Einstein held that imagination is more important than knowledge: “Knowledge is limited. Imagination encircles the world.”
I define imagination as the faculty of the mind that forms and manipulates images, propositions, concepts, emotions, and sensations above and beyond, and sometimes independently of, incoming stimuli, to open up the realms of the abstract, the figurative, the possible, the hypothetical, and the universal.
Imagination comes in many forms and by many degrees, ranging from scientific reasoning to musical appreciation, and overlaps with a number of other cognitive constructs including belief, desire, emotion, memory, supposition, and fantasy.
Belief, like perception, aims at according with reality, while desire aims at altering reality. Neither can be said of imagination. Emotion like belief aims at according with reality, but more particularly at reflecting the significance of its object, or class of object, for the subject—an aspect that it shares with many forms of imagination.
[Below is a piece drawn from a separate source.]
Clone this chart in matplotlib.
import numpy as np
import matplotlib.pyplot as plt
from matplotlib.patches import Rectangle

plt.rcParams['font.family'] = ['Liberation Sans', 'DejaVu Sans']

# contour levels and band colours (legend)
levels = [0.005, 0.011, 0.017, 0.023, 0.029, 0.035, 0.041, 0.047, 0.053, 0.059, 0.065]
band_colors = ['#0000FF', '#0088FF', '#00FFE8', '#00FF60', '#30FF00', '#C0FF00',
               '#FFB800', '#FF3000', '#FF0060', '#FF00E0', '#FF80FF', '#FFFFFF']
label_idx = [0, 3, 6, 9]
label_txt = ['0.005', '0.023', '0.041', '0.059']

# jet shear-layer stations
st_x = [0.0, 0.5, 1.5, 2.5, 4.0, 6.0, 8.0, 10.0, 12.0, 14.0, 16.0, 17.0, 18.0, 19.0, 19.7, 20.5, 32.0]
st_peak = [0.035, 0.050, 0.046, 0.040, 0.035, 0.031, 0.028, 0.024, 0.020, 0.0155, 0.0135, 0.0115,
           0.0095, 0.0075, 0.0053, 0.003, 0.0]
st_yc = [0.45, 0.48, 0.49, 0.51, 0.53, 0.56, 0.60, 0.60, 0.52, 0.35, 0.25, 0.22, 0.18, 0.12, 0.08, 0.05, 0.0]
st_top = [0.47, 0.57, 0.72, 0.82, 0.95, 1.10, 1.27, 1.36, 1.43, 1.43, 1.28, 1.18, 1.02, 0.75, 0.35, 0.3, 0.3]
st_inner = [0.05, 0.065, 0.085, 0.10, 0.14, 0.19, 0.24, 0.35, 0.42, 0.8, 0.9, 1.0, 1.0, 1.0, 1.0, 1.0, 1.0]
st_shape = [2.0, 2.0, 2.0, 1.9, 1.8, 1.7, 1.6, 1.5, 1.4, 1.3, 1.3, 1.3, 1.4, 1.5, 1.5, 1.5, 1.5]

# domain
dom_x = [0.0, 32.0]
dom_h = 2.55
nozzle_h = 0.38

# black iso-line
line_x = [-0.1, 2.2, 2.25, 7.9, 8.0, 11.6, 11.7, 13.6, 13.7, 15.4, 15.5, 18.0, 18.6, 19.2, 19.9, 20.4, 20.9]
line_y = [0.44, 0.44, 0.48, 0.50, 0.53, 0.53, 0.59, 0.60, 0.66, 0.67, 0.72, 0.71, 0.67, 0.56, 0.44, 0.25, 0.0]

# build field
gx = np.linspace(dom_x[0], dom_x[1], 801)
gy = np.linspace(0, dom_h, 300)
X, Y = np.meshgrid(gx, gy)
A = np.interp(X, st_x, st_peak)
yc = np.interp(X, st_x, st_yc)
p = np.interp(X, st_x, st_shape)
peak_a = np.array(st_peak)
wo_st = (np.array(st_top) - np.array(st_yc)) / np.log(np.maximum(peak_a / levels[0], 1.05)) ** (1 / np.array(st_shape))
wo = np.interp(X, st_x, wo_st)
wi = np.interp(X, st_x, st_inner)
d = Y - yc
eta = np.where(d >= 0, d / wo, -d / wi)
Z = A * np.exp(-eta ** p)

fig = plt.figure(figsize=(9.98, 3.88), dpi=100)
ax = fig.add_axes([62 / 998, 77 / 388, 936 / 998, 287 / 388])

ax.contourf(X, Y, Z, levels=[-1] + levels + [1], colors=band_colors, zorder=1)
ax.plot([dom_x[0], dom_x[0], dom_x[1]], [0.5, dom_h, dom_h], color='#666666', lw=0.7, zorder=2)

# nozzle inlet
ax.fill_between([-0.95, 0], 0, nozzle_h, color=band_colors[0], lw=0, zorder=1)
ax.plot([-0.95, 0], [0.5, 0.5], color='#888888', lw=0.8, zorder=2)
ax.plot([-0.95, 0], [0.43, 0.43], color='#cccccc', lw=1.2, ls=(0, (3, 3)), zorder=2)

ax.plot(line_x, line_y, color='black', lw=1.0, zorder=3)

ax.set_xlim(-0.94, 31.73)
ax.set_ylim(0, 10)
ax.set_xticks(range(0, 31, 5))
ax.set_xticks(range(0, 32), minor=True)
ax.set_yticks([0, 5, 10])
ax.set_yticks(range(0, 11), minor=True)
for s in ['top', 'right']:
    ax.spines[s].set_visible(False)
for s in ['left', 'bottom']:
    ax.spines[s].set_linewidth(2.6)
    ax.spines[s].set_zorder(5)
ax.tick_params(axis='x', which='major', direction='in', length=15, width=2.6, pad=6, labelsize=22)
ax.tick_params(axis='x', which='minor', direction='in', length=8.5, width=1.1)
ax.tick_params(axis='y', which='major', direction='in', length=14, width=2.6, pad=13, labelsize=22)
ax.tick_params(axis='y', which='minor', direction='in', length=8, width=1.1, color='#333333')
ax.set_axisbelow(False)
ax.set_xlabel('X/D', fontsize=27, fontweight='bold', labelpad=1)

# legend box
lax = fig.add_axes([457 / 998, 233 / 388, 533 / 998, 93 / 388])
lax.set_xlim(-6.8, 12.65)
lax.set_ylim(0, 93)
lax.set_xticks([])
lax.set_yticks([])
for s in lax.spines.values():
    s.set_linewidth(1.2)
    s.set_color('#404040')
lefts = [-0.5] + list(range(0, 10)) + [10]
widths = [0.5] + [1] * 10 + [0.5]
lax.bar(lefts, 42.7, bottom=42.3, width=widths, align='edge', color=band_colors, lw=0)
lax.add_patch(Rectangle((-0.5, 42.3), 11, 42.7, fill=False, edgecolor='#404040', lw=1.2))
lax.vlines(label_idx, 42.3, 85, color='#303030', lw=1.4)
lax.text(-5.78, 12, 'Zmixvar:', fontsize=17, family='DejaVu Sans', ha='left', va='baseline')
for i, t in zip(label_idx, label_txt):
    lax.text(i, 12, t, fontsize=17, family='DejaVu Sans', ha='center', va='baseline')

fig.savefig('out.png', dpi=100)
Like imagination, memory involves remote imagery. But unlike imagination, it is rooted in reality and serves primarily to frame and guide action. Memories are often more vivid than imaginings, which are, in turn, more vivid than suppositions. Suppositions tend to be cold and cognitive, and lacking in the emotional or existential dimensions of imagination. Finally, fantasy may be understood as a subtype of imagination, namely, imagination for the improbable.
I say the improbable rather than the impossible, because there is a theory that, just as perception justifies beliefs about actuality, so imagination justifies beliefs about possibility, or, at least, metaphysical as opposed to natural possibility. To quote Hume, ‘It is an established maxim in metaphysics, that whatever the mind clearly conceives, includes the idea of possible existence, or in other words, that nothing we imagine is absolutely impossible.’ Could ghosts, the devil, time travel etc. really be possible? I think inconceivability may be a better guide to impossibility than conceivability to possibility. But what does it mean for something to be conceivable or inconceivable, and by whom?
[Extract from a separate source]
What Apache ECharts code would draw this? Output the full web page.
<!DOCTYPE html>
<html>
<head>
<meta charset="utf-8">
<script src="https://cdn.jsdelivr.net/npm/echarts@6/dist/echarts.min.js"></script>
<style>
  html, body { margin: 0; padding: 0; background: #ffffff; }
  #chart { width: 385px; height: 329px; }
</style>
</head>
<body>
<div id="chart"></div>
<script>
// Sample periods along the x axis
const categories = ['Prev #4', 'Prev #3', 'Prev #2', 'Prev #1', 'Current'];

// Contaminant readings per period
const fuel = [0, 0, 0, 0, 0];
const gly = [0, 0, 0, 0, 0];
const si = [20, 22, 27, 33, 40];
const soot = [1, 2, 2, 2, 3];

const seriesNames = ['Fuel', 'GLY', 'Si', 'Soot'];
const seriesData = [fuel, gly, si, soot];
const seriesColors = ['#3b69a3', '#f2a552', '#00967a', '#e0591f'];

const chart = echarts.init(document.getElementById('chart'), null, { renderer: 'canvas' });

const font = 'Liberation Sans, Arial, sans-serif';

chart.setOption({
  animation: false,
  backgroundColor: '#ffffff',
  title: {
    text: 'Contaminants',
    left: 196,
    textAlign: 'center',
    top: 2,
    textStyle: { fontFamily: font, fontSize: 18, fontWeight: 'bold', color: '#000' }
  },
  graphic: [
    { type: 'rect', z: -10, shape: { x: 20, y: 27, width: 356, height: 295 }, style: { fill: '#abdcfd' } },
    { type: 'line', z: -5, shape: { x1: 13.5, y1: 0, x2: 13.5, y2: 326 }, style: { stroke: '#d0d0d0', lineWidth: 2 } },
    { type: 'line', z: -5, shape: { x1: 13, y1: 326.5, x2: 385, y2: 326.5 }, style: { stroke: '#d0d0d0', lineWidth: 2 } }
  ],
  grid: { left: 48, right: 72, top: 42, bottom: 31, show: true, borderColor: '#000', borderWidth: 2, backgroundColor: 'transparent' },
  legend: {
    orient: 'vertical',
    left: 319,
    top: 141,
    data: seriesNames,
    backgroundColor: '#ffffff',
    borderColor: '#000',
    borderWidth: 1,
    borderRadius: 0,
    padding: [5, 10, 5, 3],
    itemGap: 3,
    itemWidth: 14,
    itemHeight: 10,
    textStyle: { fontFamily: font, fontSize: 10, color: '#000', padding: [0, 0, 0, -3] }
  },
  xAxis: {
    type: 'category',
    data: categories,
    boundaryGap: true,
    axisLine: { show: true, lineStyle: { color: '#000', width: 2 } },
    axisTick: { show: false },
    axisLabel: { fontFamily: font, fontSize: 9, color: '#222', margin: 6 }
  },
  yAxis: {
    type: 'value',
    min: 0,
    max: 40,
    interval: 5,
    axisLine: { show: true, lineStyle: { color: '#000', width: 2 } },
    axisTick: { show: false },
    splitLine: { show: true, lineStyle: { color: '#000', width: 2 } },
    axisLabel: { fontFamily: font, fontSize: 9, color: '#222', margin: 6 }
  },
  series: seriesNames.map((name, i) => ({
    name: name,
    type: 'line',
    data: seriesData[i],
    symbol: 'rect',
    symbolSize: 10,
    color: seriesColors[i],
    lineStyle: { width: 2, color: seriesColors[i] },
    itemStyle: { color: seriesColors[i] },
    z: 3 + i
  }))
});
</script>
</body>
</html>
Until very recently, most human societies did not mark a strict divide between imagination and belief, or fiction and reality, with each one informing and enriching the other. In fact, it could be argued that, in many important respects, the fiction primed over the reality—and even that this has been one of the hallmarks of our species. Today, there are pills for people who confuse imaginings and beliefs, but back then no one ever thought that life, with its much harder hardships, might be meaningless—which I think tells us quite a bit about imagination and its uses, and also about mental illness.
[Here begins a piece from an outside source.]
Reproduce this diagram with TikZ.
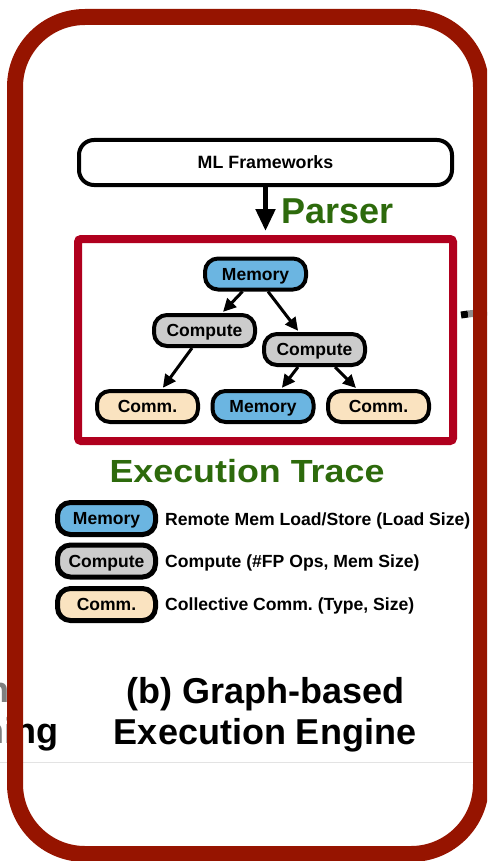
\documentclass[tikz,border=0pt]{standalone}
\usepackage{fontspec}
\setmainfont{Liberation Sans}
\usetikzlibrary{arrows.meta}
\frenchspacing

\definecolor{framered}{HTML}{961400}
\definecolor{tracered}{HTML}{B0001E}
\definecolor{parsegreen}{HTML}{2D6A0C}
\definecolor{memblue}{HTML}{6BB5E1}
\definecolor{compgray}{HTML}{CCCCCC}
\definecolor{commpeach}{HTML}{FAE3C0}

\newcommand{\bfsz}[1]{\fontsize{#1}{#1}\selectfont\bfseries}

\tikzset{
  op/.style={draw=black, line width=4pt, rounded corners=13pt,
    minimum width=101pt, minimum height=31pt, inner sep=0pt,
    text height=12.5pt, text depth=0pt, font=\bfsz{17.5}},
  mem/.style={op, fill=memblue},
  cmp/.style={op, fill=compgray},
  com/.style={op, fill=commpeach},
  key/.style={line width=5pt, minimum width=98pt, minimum height=32pt},
  edge/.style={line width=3pt, shorten >=1.5pt, -{Triangle[length=13pt,width=12.5pt]}},
  desc/.style={anchor=base west, inner sep=0pt, font=\bfsz{17.6}},
  bigtext/.style={inner sep=0pt, font=\bfsz{36}},
}

\begin{document}
\begin{tikzpicture}[x=1pt,y=-1pt]
\path[use as bounding box] (0,0) rectangle (487,861);
\clip (0,0) rectangle (487,861);

% thin page rule behind the panel
\draw[color=black!11, line width=1pt] (0,762) -- (487,762);

% tail of the neighbouring panel's caption
\node[bigtext, anchor=base east] (nbA) at (10,702) {n};
\node[bigtext, anchor=base east] (nbB) at (59,743) {ning};
\fill[white, opacity=0.5] (0,660) rectangle (7,760);

% input box
\node[draw, line width=4pt, rounded corners=15pt, minimum width=373pt,
      minimum height=45pt, font=\bfsz{17.8}] (ml) at (265.5,162.5) {ML Frameworks};

% execution trace container
\node[draw=tracered, line width=8pt, rounded corners=3pt, minimum width=375pt,
      minimum height=202pt, inner sep=0pt] (trace) at (265.5,340) {};

% parser arrow
\draw[line width=5pt, -{Triangle[length=22pt,width=19pt]}]
  (ml.south) -- ([yshift=4pt]trace.north);
\node[bigtext, anchor=base west, text=parsegreen] (parser) at (281,223) {Parser};

% outgoing link to the right
\coordinate (out) at (487,312);
\coordinate (fade) at (468,314);
\draw[line width=7pt] ([xshift=4pt,yshift=25pt]trace.east) -- (fade);
\draw[line width=7pt, black!45] (fade) -- (out);

% trace graph
\node[mem] (mt) at (255.5,274) {Memory};
\node[cmp] (cl) at (204.5,330.5) {Compute};
\node[cmp] (cr) at (314.5,349.5) {Compute};
\node[com] (bl) at (147.5,406.5) {Comm.};
\node[mem] (bm) at (263,406.5) {Memory};
\node[com] (br) at (378.5,406.5) {Comm.};

\draw[edge] ([xshift=-13pt]mt.south) -- ([xshift=17.5pt]cl.north);
\draw[edge] ([xshift=12.5pt]mt.south) -- ([xshift=-15.5pt]cr.north);
\draw[edge] ([xshift=-12.5pt]cl.south) -- ([xshift=14.5pt]bl.north);
\draw[edge] ([xshift=-16.5pt]cr.south) -- ([xshift=18pt]bm.north);
\draw[edge] ([xshift=20.5pt]cr.south) -- ([xshift=-21.5pt]br.north);

\node[bigtext, text=parsegreen, font=\bfsz{32}, xscale=1.12, anchor=base]
  (tracelbl) at (247,482) {Execution Trace};

% legend
\node[mem, key] (kmem) at (106.5,518.5) {Memory};
\node[cmp, key] (kcmp) at (106.5,561) {Compute};
\node[com, key] (kcom) at (106.5,604.5) {Comm.};
\node[desc] (dmem) at (165,525) {Remote Mem Load/Store (Load Size)};
\node[desc] (dcmp) at (165,567) {Compute (\#FP Ops, Mem Size)};
\node[desc] (dcom) at (165,610) {Collective Comm. (Type, Size)};

% caption
\node[bigtext, anchor=base] (cap1) at (265.5,703) {(b) Graph-based};
\node[bigtext, anchor=base] (cap2) at (265,744) {Execution Engine};

% panel frame
\draw[framered, line width=16pt, rounded corners=70pt] (15,17) rectangle (481,854);
\end{tikzpicture}
\end{document}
Imagination has many uses, and here are some of them. Most children begin to develop pretend play at around 15 months of age. What are children doing when they pretend play? And why are they so absorbed in works of imagination? When I was seven years old, I would devour book after book and plead with my parents for those that were not already on the shelves. By exercising their imagination, children seek to make sense of the world, and to find their place in it.
In imagination as in dream, we ascribe form, pattern, and significance to things, and then reflect them back onto those things. When we look at the Mona Lisa, we see much more than just the brushstrokes. In fact, we barely see the brushstrokes. Without this work of assessing and assimilating, the world would be no more than an endless stream of sense impressions, as it might sometimes seem to those who lack imagination, with no hope of escape or reprieve.
More than that, by imagination we are able to complete the world, or our world, by conjuring up the missing parts, and even to inhabit other worlds such as Middle-earth or the Seven Kingdoms. Imagination remains highly active throughout adulthood, and what is chick lit or even pornography if not an aid to the adult imagination? In one year (2017), Pornhub recorded 28.5 billion visits, equivalent to about four times the world population—and that’s just to the one site.
If imagination enables us to feel at home in the world, it also enables us to do things in the world. It makes knowledge applicable by forging associations and connections. It guides decision-making by picturing and playing out possibilities. Science progresses by hypothesis, which is a product of imagination, and philosophy makes frequent use of thought experiments such as the brain in the vat or the trolley problem, or, indeed, Plato’s Republic.
Imagination also enables us to talk to one another, understand one another, and work together. Without imagination, there could be no metaphor, no irony, no humour, no past or future tense, and no conditional. In fact, there could be no language at all, for what are words if not symbols and representations? By imagination, we can put ourselves in other people’s shoes, think what they think, feel what they feel, and empathize with them. Problems in autism, which can be interpreted as a disorder of imagination, include abnormalities in patterns of communication; impairments in social interactions; and a restricted, stereotyped, and repetitive repertoire of behaviours, interests, and activities.
I’m lucky to have received a good education, but one thing it didn’t do is cultivate my imagination. In recent years, I’ve been trying to recover the vivid imagination that I had as a child. For that, I’ve been doing three things, all of them very simple—or, at least, very simple to explain.
- Being aware of the importance of imagination.
- Making time for idleness.
- Taking inspiration from nature.
I’ll end with these few words from William Blake,
The tree which moves some to tears of joy is in the eyes of others only a green thing that stands in the way. Some see nature all ridicule and deformity… and some scarce see nature at all. But to the eyes of the man of imagination, nature is imagination itself.